■ **YOUR OBJECTIVE**
Look through the data below and work out how many lines contain the string "matplotlib". Give the number alone.

■ **DATASET EXTRACT**
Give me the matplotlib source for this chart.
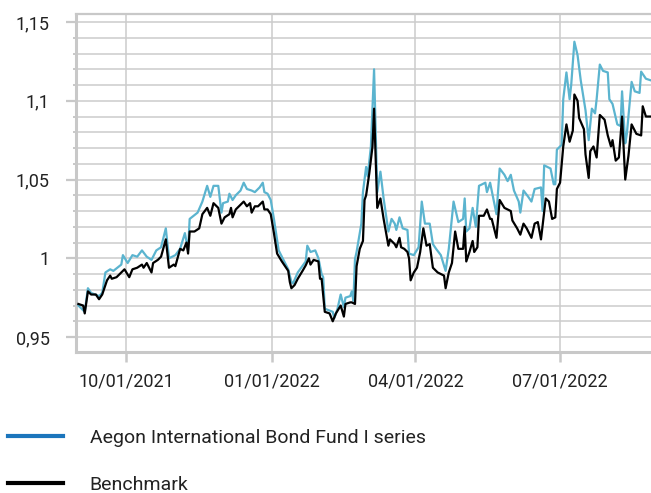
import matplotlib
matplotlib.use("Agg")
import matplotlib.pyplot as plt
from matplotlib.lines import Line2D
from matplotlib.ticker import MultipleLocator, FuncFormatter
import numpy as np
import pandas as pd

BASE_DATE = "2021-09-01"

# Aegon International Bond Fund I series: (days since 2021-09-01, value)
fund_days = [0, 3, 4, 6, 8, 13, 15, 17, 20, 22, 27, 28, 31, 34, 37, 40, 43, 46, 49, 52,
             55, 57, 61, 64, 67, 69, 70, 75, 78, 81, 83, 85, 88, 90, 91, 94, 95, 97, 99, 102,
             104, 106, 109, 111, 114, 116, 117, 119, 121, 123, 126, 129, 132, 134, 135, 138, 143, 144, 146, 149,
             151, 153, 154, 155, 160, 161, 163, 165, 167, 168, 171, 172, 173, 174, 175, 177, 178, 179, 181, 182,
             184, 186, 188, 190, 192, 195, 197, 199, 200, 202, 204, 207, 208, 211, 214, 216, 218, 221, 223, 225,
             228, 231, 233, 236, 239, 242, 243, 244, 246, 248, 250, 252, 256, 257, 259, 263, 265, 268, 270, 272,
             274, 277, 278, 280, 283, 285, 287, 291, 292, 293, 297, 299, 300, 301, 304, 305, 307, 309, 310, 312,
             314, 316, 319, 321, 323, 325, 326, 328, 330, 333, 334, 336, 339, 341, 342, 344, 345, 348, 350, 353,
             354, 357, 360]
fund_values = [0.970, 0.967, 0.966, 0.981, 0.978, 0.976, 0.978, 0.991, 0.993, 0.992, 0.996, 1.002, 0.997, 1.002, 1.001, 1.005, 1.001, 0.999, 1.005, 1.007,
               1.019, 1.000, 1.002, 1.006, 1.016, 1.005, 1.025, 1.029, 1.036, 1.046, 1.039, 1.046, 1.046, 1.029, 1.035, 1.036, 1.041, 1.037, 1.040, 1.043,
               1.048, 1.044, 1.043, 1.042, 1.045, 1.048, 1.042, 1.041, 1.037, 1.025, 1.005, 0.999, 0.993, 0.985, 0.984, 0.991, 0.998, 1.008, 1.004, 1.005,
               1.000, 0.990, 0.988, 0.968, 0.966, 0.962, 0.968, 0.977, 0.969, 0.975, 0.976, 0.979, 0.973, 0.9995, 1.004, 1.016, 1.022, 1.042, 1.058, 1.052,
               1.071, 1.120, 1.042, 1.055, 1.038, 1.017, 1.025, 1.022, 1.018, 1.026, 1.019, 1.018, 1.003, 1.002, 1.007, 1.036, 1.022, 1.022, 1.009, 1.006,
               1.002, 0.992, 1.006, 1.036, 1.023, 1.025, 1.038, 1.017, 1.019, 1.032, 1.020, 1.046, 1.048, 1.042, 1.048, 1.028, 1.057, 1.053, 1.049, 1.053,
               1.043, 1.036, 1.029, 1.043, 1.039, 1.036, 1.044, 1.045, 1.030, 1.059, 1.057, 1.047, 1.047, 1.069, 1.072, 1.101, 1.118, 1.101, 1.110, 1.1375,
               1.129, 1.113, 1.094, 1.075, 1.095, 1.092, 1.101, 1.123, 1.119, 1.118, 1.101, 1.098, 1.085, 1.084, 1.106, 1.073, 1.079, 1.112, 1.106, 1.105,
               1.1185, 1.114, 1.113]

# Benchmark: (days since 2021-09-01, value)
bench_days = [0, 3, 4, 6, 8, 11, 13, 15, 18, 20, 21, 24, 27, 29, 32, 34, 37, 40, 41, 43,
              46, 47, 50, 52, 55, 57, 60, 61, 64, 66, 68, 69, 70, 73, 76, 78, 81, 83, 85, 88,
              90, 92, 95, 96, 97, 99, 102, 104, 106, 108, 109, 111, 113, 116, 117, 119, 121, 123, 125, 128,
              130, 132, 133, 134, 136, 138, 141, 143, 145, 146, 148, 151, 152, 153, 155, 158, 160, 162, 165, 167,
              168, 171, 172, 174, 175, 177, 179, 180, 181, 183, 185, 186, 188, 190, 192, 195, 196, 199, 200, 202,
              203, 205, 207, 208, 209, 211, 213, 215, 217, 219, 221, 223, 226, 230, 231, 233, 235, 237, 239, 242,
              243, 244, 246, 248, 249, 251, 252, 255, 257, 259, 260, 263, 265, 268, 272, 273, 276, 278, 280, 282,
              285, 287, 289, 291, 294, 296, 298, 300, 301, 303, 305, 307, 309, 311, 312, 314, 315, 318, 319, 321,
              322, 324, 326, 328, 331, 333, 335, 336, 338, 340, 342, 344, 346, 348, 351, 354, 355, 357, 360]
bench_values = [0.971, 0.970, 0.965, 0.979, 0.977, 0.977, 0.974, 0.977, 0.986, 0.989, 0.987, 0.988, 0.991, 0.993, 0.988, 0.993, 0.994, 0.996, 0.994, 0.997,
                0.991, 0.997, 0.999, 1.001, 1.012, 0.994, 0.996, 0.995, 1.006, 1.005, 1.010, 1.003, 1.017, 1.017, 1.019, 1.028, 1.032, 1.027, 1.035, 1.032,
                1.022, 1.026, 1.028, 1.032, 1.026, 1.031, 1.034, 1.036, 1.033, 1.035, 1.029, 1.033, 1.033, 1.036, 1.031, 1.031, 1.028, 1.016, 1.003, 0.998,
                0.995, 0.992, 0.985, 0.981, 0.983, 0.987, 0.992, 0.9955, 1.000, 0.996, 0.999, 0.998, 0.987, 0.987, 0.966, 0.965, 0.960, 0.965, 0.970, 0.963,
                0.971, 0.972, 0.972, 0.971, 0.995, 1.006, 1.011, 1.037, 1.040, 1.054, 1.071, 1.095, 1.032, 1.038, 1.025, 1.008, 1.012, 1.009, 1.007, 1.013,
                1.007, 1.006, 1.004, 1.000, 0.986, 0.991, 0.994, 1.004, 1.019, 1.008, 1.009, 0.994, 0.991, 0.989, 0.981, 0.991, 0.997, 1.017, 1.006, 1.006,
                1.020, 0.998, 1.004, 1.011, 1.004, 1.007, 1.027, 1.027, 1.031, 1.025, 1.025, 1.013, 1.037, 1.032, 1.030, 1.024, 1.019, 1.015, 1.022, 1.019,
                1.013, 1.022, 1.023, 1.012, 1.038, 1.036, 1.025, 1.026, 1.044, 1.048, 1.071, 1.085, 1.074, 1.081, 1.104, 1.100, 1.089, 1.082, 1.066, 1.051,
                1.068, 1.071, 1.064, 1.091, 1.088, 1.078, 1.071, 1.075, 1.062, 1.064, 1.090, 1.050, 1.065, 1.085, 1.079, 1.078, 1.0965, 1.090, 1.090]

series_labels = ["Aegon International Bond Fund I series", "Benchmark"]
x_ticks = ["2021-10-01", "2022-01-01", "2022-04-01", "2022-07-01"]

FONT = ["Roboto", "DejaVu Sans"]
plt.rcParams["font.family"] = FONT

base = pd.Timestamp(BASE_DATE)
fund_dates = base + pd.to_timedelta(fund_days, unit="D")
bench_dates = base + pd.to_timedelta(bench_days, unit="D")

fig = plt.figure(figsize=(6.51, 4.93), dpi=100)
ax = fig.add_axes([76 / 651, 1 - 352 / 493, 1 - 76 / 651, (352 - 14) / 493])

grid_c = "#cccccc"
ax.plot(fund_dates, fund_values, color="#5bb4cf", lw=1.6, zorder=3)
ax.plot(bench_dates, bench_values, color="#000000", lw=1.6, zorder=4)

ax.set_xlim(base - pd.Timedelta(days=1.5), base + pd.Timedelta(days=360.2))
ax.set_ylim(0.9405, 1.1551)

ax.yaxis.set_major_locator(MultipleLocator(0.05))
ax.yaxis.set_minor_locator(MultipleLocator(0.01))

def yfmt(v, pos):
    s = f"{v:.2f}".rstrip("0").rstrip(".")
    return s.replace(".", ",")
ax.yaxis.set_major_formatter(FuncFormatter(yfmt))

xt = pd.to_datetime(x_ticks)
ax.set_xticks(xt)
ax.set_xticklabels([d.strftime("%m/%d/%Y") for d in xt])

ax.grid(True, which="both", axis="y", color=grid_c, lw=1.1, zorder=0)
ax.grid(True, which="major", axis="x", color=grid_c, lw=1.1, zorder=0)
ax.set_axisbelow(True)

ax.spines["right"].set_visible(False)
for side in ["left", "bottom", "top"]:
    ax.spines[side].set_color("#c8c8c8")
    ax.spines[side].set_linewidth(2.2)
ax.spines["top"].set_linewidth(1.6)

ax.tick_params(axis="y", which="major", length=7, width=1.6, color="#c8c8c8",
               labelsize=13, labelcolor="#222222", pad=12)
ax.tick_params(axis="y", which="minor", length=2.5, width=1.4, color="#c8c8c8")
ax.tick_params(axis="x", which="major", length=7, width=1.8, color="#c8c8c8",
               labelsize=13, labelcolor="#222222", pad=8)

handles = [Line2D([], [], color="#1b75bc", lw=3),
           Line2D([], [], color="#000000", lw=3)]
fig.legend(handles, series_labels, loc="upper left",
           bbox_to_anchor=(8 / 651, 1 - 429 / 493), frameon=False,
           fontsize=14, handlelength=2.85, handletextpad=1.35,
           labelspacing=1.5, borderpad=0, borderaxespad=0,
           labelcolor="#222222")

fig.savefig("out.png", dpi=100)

■ **FINAL RESULT**
6